─── The data
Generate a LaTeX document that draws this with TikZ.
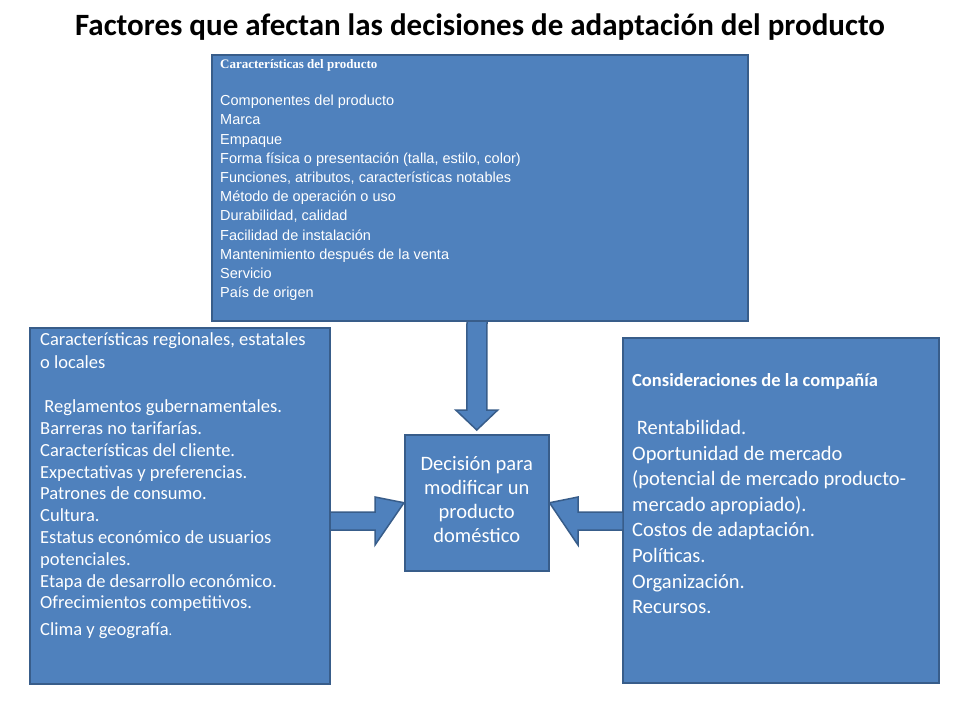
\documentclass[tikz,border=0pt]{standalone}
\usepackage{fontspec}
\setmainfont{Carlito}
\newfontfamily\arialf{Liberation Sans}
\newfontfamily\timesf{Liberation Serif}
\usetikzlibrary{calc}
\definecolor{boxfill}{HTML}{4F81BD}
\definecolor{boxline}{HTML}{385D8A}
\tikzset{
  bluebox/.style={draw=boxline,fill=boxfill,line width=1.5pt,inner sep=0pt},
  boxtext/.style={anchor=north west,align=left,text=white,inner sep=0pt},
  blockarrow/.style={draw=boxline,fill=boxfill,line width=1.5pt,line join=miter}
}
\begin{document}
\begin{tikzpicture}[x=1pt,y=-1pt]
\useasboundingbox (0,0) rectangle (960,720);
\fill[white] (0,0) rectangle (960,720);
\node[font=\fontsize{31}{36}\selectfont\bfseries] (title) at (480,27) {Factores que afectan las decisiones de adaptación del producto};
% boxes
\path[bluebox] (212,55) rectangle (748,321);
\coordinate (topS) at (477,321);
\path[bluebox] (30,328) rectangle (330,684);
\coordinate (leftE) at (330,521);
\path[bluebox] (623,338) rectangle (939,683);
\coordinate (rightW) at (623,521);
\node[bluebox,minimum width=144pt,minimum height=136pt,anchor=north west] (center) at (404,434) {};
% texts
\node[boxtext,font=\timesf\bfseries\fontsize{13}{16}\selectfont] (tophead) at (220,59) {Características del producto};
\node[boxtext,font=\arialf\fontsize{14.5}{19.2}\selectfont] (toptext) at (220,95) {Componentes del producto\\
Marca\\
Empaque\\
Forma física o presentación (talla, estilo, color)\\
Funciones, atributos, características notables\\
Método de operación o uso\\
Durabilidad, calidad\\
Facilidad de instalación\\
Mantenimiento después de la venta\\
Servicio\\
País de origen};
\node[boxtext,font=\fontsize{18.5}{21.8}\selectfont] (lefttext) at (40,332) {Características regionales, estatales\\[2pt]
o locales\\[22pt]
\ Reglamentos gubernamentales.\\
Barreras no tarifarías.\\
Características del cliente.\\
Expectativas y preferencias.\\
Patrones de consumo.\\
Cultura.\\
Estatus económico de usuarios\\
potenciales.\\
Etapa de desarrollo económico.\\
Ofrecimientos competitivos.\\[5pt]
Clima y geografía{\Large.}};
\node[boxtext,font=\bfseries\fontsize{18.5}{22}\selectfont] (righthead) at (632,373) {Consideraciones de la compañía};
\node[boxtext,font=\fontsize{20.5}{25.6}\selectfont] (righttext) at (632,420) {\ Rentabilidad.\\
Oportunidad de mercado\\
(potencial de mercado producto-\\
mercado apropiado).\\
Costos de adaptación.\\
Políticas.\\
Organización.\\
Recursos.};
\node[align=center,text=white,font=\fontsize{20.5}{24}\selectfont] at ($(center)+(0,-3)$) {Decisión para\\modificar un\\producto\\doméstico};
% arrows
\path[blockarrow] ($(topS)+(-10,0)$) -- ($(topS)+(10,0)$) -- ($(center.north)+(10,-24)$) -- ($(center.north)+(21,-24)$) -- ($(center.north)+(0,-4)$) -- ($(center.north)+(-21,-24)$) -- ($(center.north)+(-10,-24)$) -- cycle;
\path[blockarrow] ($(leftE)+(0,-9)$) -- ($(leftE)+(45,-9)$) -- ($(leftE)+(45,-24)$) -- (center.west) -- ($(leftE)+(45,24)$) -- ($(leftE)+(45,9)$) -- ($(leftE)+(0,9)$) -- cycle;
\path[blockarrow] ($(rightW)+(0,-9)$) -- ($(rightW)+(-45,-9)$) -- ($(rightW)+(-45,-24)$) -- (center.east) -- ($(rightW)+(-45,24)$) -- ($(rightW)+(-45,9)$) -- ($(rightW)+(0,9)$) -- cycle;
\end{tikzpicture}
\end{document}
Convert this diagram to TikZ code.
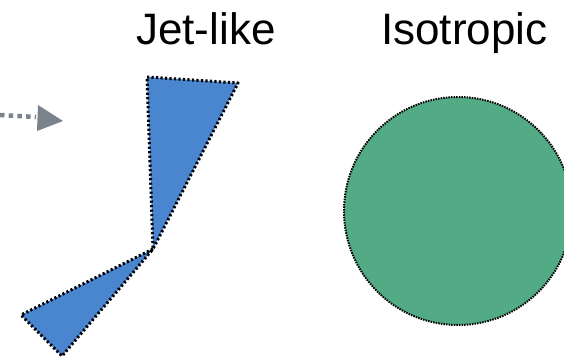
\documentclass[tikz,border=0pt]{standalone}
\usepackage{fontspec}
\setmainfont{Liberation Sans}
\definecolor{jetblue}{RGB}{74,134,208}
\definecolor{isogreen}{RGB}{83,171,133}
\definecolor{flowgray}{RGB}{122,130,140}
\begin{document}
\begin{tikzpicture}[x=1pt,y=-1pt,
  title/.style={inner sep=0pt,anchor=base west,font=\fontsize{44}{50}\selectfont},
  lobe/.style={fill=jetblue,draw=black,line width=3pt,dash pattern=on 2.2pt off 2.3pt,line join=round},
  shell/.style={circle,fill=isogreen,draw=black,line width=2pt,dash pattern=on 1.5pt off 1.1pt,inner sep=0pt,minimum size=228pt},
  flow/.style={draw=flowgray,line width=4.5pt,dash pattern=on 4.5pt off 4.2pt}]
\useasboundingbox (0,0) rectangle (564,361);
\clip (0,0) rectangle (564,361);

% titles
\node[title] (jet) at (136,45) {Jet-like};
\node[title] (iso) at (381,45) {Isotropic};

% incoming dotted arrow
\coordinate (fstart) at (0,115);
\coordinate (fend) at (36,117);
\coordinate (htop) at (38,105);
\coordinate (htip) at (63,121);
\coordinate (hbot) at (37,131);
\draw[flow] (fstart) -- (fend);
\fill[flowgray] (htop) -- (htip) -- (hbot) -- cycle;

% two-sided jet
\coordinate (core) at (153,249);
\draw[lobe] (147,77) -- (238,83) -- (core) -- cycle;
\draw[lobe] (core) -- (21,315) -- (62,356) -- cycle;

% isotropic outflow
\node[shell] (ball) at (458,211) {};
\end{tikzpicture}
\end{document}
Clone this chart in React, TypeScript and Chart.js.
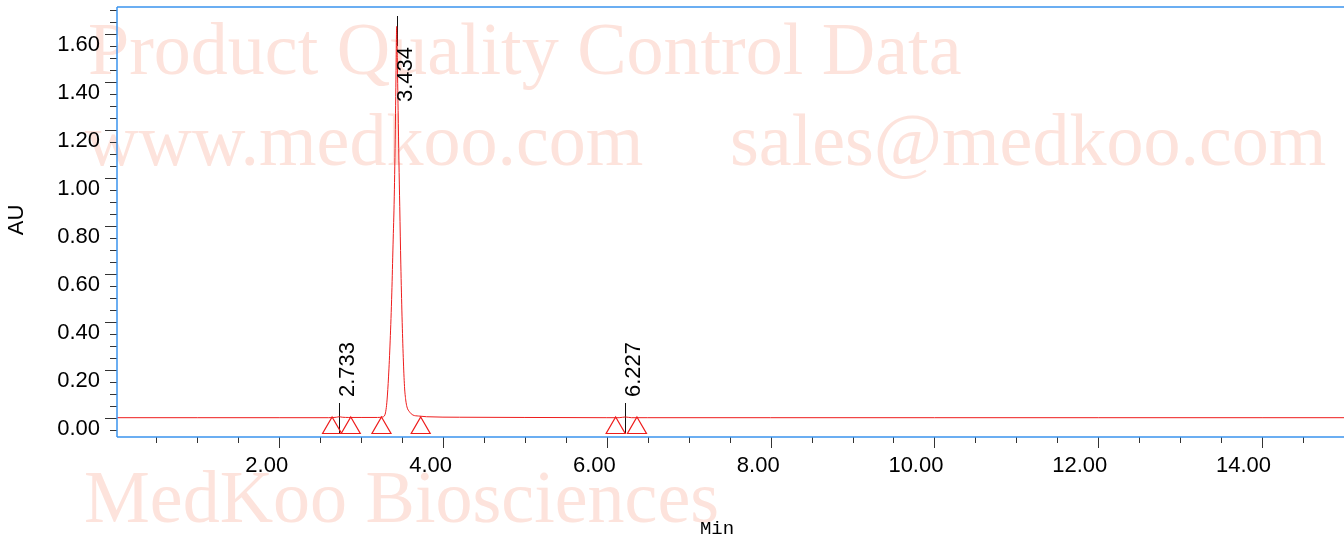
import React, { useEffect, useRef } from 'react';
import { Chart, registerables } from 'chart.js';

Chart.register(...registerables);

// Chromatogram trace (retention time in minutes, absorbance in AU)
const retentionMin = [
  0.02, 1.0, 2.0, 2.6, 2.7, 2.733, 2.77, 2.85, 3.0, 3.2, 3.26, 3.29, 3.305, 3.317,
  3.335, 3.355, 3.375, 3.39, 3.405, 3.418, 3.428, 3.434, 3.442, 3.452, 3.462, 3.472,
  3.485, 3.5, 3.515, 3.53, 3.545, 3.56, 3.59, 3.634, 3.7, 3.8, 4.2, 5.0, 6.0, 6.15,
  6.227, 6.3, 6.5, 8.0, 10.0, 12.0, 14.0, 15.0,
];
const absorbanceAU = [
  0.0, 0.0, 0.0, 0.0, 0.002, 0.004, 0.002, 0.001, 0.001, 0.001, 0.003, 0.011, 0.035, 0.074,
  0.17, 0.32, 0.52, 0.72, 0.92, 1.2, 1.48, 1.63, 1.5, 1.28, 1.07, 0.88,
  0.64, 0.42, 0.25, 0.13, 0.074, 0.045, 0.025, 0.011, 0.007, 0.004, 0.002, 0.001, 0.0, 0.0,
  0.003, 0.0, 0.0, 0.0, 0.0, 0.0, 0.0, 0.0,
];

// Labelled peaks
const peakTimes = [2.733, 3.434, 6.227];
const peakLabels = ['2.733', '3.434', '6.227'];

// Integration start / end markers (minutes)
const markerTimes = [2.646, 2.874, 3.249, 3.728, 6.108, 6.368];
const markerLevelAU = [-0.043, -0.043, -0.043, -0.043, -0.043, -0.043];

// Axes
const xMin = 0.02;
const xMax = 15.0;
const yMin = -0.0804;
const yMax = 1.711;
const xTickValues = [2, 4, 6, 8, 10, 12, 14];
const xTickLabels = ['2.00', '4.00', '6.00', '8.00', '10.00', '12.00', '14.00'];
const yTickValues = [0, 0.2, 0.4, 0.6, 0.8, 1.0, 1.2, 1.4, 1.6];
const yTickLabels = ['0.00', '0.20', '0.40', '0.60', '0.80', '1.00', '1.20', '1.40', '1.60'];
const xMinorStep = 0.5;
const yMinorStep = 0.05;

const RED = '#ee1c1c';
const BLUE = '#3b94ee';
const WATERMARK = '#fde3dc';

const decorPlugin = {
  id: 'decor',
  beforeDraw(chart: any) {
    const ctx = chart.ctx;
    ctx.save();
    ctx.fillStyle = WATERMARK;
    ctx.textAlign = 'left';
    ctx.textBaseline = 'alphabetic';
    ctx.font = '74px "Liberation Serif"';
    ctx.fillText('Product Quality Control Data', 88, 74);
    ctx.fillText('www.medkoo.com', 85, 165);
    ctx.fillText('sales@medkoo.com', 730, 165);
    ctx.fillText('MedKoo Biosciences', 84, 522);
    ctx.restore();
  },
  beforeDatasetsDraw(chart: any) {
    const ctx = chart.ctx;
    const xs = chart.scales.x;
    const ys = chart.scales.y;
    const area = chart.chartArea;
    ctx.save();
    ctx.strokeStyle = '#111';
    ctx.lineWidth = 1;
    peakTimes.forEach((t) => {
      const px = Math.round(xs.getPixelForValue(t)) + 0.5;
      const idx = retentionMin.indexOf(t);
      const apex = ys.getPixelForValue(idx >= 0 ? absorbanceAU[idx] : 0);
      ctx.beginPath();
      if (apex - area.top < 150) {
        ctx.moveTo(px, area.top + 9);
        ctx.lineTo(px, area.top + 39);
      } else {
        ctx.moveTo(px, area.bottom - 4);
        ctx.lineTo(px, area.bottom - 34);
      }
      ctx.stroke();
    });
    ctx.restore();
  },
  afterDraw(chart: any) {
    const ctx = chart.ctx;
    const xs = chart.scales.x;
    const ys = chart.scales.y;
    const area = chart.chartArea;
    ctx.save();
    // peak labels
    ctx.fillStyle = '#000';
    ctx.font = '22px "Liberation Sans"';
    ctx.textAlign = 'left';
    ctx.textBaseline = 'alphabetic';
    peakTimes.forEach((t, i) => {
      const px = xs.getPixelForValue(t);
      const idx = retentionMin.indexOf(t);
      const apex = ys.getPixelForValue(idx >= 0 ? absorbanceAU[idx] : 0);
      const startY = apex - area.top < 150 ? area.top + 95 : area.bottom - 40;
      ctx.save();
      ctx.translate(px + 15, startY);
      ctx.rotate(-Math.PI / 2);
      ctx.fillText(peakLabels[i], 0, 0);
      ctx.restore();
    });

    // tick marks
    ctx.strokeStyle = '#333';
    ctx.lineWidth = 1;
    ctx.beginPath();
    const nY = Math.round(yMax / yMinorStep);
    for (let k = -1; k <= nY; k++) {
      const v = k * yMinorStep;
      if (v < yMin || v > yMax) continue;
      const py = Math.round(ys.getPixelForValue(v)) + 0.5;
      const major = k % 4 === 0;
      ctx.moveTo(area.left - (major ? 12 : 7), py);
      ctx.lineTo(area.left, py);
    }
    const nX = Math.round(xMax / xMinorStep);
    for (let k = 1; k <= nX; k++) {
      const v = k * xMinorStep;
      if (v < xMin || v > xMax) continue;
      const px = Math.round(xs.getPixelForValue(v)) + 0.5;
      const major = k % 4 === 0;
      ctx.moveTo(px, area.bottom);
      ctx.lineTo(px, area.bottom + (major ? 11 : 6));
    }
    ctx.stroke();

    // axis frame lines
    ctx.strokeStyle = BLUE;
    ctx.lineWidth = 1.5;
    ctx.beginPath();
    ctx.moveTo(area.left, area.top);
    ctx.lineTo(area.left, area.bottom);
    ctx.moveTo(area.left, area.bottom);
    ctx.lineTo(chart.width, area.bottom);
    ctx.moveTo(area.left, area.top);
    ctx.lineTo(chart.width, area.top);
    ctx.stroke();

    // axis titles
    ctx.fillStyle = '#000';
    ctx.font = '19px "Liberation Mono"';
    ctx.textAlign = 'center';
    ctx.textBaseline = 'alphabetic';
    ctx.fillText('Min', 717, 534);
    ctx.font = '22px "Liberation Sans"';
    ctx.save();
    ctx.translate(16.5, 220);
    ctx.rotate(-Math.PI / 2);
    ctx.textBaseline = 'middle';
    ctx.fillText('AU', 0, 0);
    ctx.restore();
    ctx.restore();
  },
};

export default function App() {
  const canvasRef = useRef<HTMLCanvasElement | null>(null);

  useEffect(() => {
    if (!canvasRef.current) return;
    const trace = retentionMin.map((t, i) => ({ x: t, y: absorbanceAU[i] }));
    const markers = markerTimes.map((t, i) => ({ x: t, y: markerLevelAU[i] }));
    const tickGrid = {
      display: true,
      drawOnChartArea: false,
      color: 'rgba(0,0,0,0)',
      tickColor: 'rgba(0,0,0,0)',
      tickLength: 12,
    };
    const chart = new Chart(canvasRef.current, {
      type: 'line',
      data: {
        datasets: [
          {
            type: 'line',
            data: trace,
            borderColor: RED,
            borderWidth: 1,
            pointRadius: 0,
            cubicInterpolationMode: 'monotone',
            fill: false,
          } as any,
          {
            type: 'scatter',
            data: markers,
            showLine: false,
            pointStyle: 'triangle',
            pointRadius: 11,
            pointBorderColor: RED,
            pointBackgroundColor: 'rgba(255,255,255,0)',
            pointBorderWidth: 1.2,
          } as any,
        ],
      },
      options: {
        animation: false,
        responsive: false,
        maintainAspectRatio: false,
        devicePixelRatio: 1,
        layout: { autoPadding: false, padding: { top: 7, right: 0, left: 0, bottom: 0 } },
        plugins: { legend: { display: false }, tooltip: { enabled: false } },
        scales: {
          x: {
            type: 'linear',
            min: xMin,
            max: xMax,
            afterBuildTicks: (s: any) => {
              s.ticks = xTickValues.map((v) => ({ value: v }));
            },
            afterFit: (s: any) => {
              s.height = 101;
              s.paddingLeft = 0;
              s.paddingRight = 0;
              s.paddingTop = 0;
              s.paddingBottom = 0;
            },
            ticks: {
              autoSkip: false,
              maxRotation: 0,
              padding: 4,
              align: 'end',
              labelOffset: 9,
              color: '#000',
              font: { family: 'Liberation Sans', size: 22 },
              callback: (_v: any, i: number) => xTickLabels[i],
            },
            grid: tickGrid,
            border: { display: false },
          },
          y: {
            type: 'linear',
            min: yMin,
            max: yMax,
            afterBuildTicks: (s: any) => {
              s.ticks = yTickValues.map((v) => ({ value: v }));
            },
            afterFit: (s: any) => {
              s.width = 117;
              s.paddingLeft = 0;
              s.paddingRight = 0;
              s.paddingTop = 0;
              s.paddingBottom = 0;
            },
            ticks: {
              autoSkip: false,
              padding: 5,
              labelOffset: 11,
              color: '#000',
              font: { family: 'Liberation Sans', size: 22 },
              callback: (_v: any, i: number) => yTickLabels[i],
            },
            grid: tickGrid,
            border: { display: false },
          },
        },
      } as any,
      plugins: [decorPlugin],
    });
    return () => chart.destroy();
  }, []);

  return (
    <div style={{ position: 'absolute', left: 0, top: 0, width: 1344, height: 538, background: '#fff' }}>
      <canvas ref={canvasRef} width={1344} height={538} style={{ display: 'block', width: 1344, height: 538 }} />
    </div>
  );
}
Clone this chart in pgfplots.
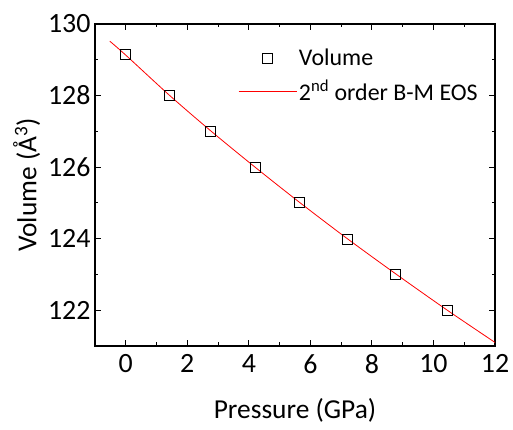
──────
Written exercise:
Return the material from the line containing "Clone this chart in React, TypeScript" through the line containing "Chart.register(...registerables);", exactly and in full, but without its pictures.

Task response:
Clone this chart in React, TypeScript and Chart.js.
import React, { useEffect, useRef } from 'react';
import { Chart, registerables } from 'chart.js';

Chart.register(...registerables);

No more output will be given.